__DATA SECTION__.
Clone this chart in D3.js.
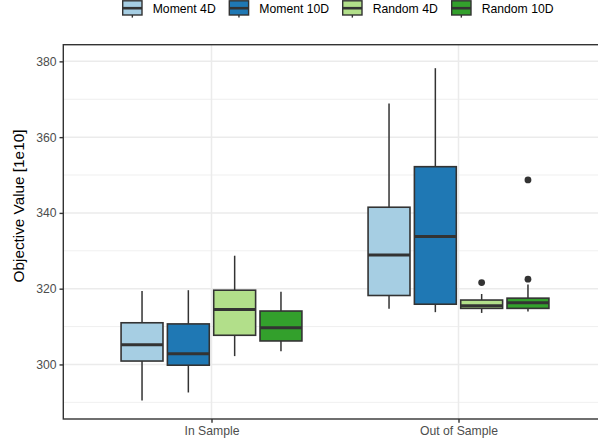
<!DOCTYPE html>
<html>
<head>
<meta charset="utf-8">
<script src="https://cdn.jsdelivr.net/npm/d3@7"></script>
<style>
  html, body { margin: 0; padding: 0; background: #fff; }
  svg { display: block; font-family: "Liberation Sans", Arial, sans-serif; }
</style>
</head>
<body>
<svg id="chart" width="598" height="445"></svg>
<script>
// ---- data ----
const categories = ["In Sample", "Out of Sample"];
const series = ["Moment 4D", "Moment 10D", "Random 4D", "Random 10D"];
const colors = ["#A6CEE3", "#1F78B4", "#B2DF8A", "#33A02C"];
// per series: [In Sample, Out of Sample]
const whiskerLow  = [[290.5, 314.7], [292.6, 313.8], [302.2, 313.6], [303.5, 314.0]];
const q1          = [[300.9, 318.2], [299.8, 315.9], [307.7, 314.8], [306.2, 314.8]];
const median      = [[305.2, 328.9], [302.8, 333.8], [314.5, 315.5], [309.7, 316.3]];
const q3          = [[311.0, 341.5], [310.7, 352.2], [319.6, 317.0], [314.1, 317.5]];
const whiskerHigh = [[319.4, 368.9], [319.6, 378.2], [328.7, 318.6], [319.2, 321.1]];
const outliers = [
  { series: "Random 4D", category: "Out of Sample", value: 321.6 },
  { series: "Random 10D", category: "Out of Sample", value: 322.5 },
  { series: "Random 10D", category: "Out of Sample", value: 348.7 }
];
const yTicks = [300, 320, 340, 360, 380];
const yMinor = [290, 310, 330, 350, 370];
const yLabel = "Objective Value [1e10]";

// ---- layout ----
const panel = { left: 63.3, right: 606.7, top: 44.7, bottom: 419 };
const svg = d3.select("#chart");

const x = d3.scalePoint().domain(categories).range([panel.left, panel.right]).padding(0.6);
const step = x.step();
const xInner = d3.scaleBand().domain(series).range([-0.375 * step, 0.375 * step]);
const boxW = xInner.bandwidth() * 0.905;
const y = d3.scaleLinear().domain([285.6, 384.4]).range([panel.bottom, panel.top]);
const color = d3.scaleOrdinal().domain(series).range(colors);

// grid
const grid = svg.append("g");
grid.selectAll("line.minor").data(yMinor).join("line")
  .attr("x1", panel.left).attr("x2", panel.right)
  .attr("y1", d => y(d)).attr("y2", d => y(d))
  .attr("stroke", "#EBEBEB").attr("stroke-width", 0.8);
grid.selectAll("line.major").data(yTicks).join("line")
  .attr("x1", panel.left).attr("x2", panel.right)
  .attr("y1", d => y(d)).attr("y2", d => y(d))
  .attr("stroke", "#EBEBEB").attr("stroke-width", 1.5);
grid.selectAll("line.vx").data(categories).join("line")
  .attr("x1", d => x(d)).attr("x2", d => x(d))
  .attr("y1", panel.top).attr("y2", panel.bottom)
  .attr("stroke", "#EBEBEB").attr("stroke-width", 1.5);

// boxes
const boxes = [];
series.forEach((s, si) => {
  categories.forEach((c, ci) => {
    boxes.push({ s, c, lo: whiskerLow[si][ci], q1: q1[si][ci], med: median[si][ci],
                 q3: q3[si][ci], hi: whiskerHigh[si][ci] });
  });
});
const cx = d => x(d.c) + xInner(d.s) + xInner.bandwidth() / 2;
const bg = svg.append("g");
bg.selectAll("line.wu").data(boxes).join("line")
  .attr("x1", cx).attr("x2", cx).attr("y1", d => y(d.q3)).attr("y2", d => y(d.hi))
  .attr("stroke", "#333333").attr("stroke-width", 1.5);
bg.selectAll("line.wl").data(boxes).join("line")
  .attr("x1", cx).attr("x2", cx).attr("y1", d => y(d.q1)).attr("y2", d => y(d.lo))
  .attr("stroke", "#333333").attr("stroke-width", 1.5);
bg.selectAll("rect").data(boxes).join("rect")
  .attr("x", d => cx(d) - boxW / 2).attr("width", boxW)
  .attr("y", d => y(d.q3)).attr("height", d => y(d.q1) - y(d.q3))
  .attr("fill", d => color(d.s)).attr("stroke", "#333333").attr("stroke-width", 1.6);
bg.selectAll("line.med").data(boxes).join("line")
  .attr("x1", d => cx(d) - boxW / 2).attr("x2", d => cx(d) + boxW / 2)
  .attr("y1", d => y(d.med)).attr("y2", d => y(d.med))
  .attr("stroke", "#333333").attr("stroke-width", 3);
bg.selectAll("circle").data(outliers).join("circle")
  .attr("cx", d => x(d.category) + xInner(d.series) + xInner.bandwidth() / 2)
  .attr("cy", d => y(d.value)).attr("r", 3.4).attr("fill", "#333333");

// panel border
svg.append("rect")
  .attr("x", panel.left).attr("y", panel.top)
  .attr("width", panel.right - panel.left).attr("height", panel.bottom - panel.top)
  .attr("fill", "none").attr("stroke", "#333333").attr("stroke-width", 1.4);

// y axis
const yAxis = d3.axisLeft(y).tickValues(yTicks).tickSize(3.8).tickPadding(3);
const ya = svg.append("g").attr("transform", `translate(${panel.left},0)`).call(yAxis);
ya.select(".domain").remove();
ya.selectAll(".tick line").attr("stroke", "#333333").attr("stroke-width", 1.4);
ya.selectAll(".tick text").attr("fill", "#4D4D4D").style("font-size", "12.2px")
  .attr("font-family", "Liberation Sans, Arial, sans-serif");

// x axis
const xAxis = d3.axisBottom(x).tickSize(3.8).tickPadding(3.2);
const xa = svg.append("g").attr("transform", `translate(0,${panel.bottom})`).call(xAxis);
xa.select(".domain").remove();
xa.selectAll(".tick line").attr("stroke", "#333333").attr("stroke-width", 1.4);
xa.selectAll(".tick text").attr("fill", "#4D4D4D").style("font-size", "12.2px")
  .attr("font-family", "Liberation Sans, Arial, sans-serif");

// y title
svg.append("text")
  .attr("transform", `translate(23.5,206) rotate(-90)`)
  .attr("text-anchor", "middle").attr("fill", "#000").style("font-size", "15.3px")
  .text(yLabel);

// legend
const legendX = [122.7, 229.3, 342.7, 451.7];
const lg = svg.append("g");
series.forEach((s, i) => {
  const g = lg.append("g").attr("transform", `translate(${legendX[i]},0)`);
  const kw = 19.3, kcx = kw / 2;
  g.append("line").attr("x1", kcx).attr("x2", kcx).attr("y1", 15).attr("y2", 17.6)
    .attr("stroke", "#333333").attr("stroke-width", 1.4);
  g.append("rect").attr("x", 0).attr("y", 0.8).attr("width", kw).attr("height", 14.2)
    .attr("fill", colors[i]).attr("stroke", "#333333").attr("stroke-width", 1.4);
  g.append("line").attr("x1", 0).attr("x2", kw).attr("y1", 8.2).attr("y2", 8.2)
    .attr("stroke", "#333333").attr("stroke-width", 2.6);
  g.append("text").attr("x", 30).attr("y", 13.2).attr("fill", "#000")
    .style("font-size", "12.2px").text(s);
});
</script>
</body>
</html>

__TASK DETAILS__. Without the pictures, repeat the listing above exactly.

__RESULT OF THE EXERCISE__.
Clone this chart in D3.js.
<!DOCTYPE html>
<html>
<head>
<meta charset="utf-8">
<script src="https://cdn.jsdelivr.net/npm/d3@7"></script>
<style>
  html, body { margin: 0; padding: 0; background: #fff; }
  svg { display: block; font-family: "Liberation Sans", Arial, sans-serif; }
</style>
</head>
<body>
<svg id="chart" width="598" height="445"></svg>
<script>
// ---- data ----
const categories = ["In Sample", "Out of Sample"];
const series = ["Moment 4D", "Moment 10D", "Random 4D", "Random 10D"];
const colors = ["#A6CEE3", "#1F78B4", "#B2DF8A", "#33A02C"];
// per series: [In Sample, Out of Sample]
const whiskerLow  = [[290.5, 314.7], [292.6, 313.8], [302.2, 313.6], [303.5, 314.0]];
const q1          = [[300.9, 318.2], [299.8, 315.9], [307.7, 314.8], [306.2, 314.8]];
const median      = [[305.2, 328.9], [302.8, 333.8], [314.5, 315.5], [309.7, 316.3]];
const q3          = [[311.0, 341.5], [310.7, 352.2], [319.6, 317.0], [314.1, 317.5]];
const whiskerHigh = [[319.4, 368.9], [319.6, 378.2], [328.7, 318.6], [319.2, 321.1]];
const outliers = [
  { series: "Random 4D", category: "Out of Sample", value: 321.6 },
  { series: "Random 10D", category: "Out of Sample", value: 322.5 },
  { series: "Random 10D", category: "Out of Sample", value: 348.7 }
];
const yTicks = [300, 320, 340, 360, 380];
const yMinor = [290, 310, 330, 350, 370];
const yLabel = "Objective Value [1e10]";

// ---- layout ----
const panel = { left: 63.3, right: 606.7, top: 44.7, bottom: 419 };
const svg = d3.select("#chart");

const x = d3.scalePoint().domain(categories).range([panel.left, panel.right]).padding(0.6);
const step = x.step();
const xInner = d3.scaleBand().domain(series).range([-0.375 * step, 0.375 * step]);
const boxW = xInner.bandwidth() * 0.905;
const y = d3.scaleLinear().domain([285.6, 384.4]).range([panel.bottom, panel.top]);
const color = d3.scaleOrdinal().domain(series).range(colors);

// grid
const grid = svg.append("g");
grid.selectAll("line.minor").data(yMinor).join("line")
  .attr("x1", panel.left).attr("x2", panel.right)
  .attr("y1", d => y(d)).attr("y2", d => y(d))
  .attr("stroke", "#EBEBEB").attr("stroke-width", 0.8);
grid.selectAll("line.major").data(yTicks).join("line")
  .attr("x1", panel.left).attr("x2", panel.right)
  .attr("y1", d => y(d)).attr("y2", d => y(d))
  .attr("stroke", "#EBEBEB").attr("stroke-width", 1.5);
grid.selectAll("line.vx").data(categories).join("line")
  .attr("x1", d => x(d)).attr("x2", d => x(d))
  .attr("y1", panel.top).attr("y2", panel.bottom)
  .attr("stroke", "#EBEBEB").attr("stroke-width", 1.5);

// boxes
const boxes = [];
series.forEach((s, si) => {
  categories.forEach((c, ci) => {
    boxes.push({ s, c, lo: whiskerLow[si][ci], q1: q1[si][ci], med: median[si][ci],
                 q3: q3[si][ci], hi: whiskerHigh[si][ci] });
  });
});
const cx = d => x(d.c) + xInner(d.s) + xInner.bandwidth() / 2;
const bg = svg.append("g");
bg.selectAll("line.wu").data(boxes).join("line")
  .attr("x1", cx).attr("x2", cx).attr("y1", d => y(d.q3)).attr("y2", d => y(d.hi))
  .attr("stroke", "#333333").attr("stroke-width", 1.5);
bg.selectAll("line.wl").data(boxes).join("line")
  .attr("x1", cx).attr("x2", cx).attr("y1", d => y(d.q1)).attr("y2", d => y(d.lo))
  .attr("stroke", "#333333").attr("stroke-width", 1.5);
bg.selectAll("rect").data(boxes).join("rect")
  .attr("x", d => cx(d) - boxW / 2).attr("width", boxW)
  .attr("y", d => y(d.q3)).attr("height", d => y(d.q1) - y(d.q3))
  .attr("fill", d => color(d.s)).attr("stroke", "#333333").attr("stroke-width", 1.6);
bg.selectAll("line.med").data(boxes).join("line")
  .attr("x1", d => cx(d) - boxW / 2).attr("x2", d => cx(d) + boxW / 2)
  .attr("y1", d => y(d.med)).attr("y2", d => y(d.med))
  .attr("stroke", "#333333").attr("stroke-width", 3);
bg.selectAll("circle").data(outliers).join("circle")
  .attr("cx", d => x(d.category) + xInner(d.series) + xInner.bandwidth() / 2)
  .attr("cy", d => y(d.value)).attr("r", 3.4).attr("fill", "#333333");

// panel border
svg.append("rect")
  .attr("x", panel.left).attr("y", panel.top)
  .attr("width", panel.right - panel.left).attr("height", panel.bottom - panel.top)
  .attr("fill", "none").attr("stroke", "#333333").attr("stroke-width", 1.4);

// y axis
const yAxis = d3.axisLeft(y).tickValues(yTicks).tickSize(3.8).tickPadding(3);
const ya = svg.append("g").attr("transform", `translate(${panel.left},0)`).call(yAxis);
ya.select(".domain").remove();
ya.selectAll(".tick line").attr("stroke", "#333333").attr("stroke-width", 1.4);
ya.selectAll(".tick text").attr("fill", "#4D4D4D").style("font-size", "12.2px")
  .attr("font-family", "Liberation Sans, Arial, sans-serif");

// x axis
const xAxis = d3.axisBottom(x).tickSize(3.8).tickPadding(3.2);
const xa = svg.append("g").attr("transform", `translate(0,${panel.bottom})`).call(xAxis);
xa.select(".domain").remove();
xa.selectAll(".tick line").attr("stroke", "#333333").attr("stroke-width", 1.4);
xa.selectAll(".tick text").attr("fill", "#4D4D4D").style("font-size", "12.2px")
  .attr("font-family", "Liberation Sans, Arial, sans-serif");

// y title
svg.append("text")
  .attr("transform", `translate(23.5,206) rotate(-90)`)
  .attr("text-anchor", "middle").attr("fill", "#000").style("font-size", "15.3px")
  .text(yLabel);

// legend
const legendX = [122.7, 229.3, 342.7, 451.7];
const lg = svg.append("g");
series.forEach((s, i) => {
  const g = lg.append("g").attr("transform", `translate(${legendX[i]},0)`);
  const kw = 19.3, kcx = kw / 2;
  g.append("line").attr("x1", kcx).attr("x2", kcx).attr("y1", 15).attr("y2", 17.6)
    .attr("stroke", "#333333").attr("stroke-width", 1.4);
  g.append("rect").attr("x", 0).attr("y", 0.8).attr("width", kw).attr("height", 14.2)
    .attr("fill", colors[i]).attr("stroke", "#333333").attr("stroke-width", 1.4);
  g.append("line").attr("x1", 0).attr("x2", kw).attr("y1", 8.2).attr("y2", 8.2)
    .attr("stroke", "#333333").attr("stroke-width", 2.6);
  g.append("text").attr("x", 30).attr("y", 13.2).attr("fill", "#000")
    .style("font-size", "12.2px").text(s);
});
</script>
</body>
</html>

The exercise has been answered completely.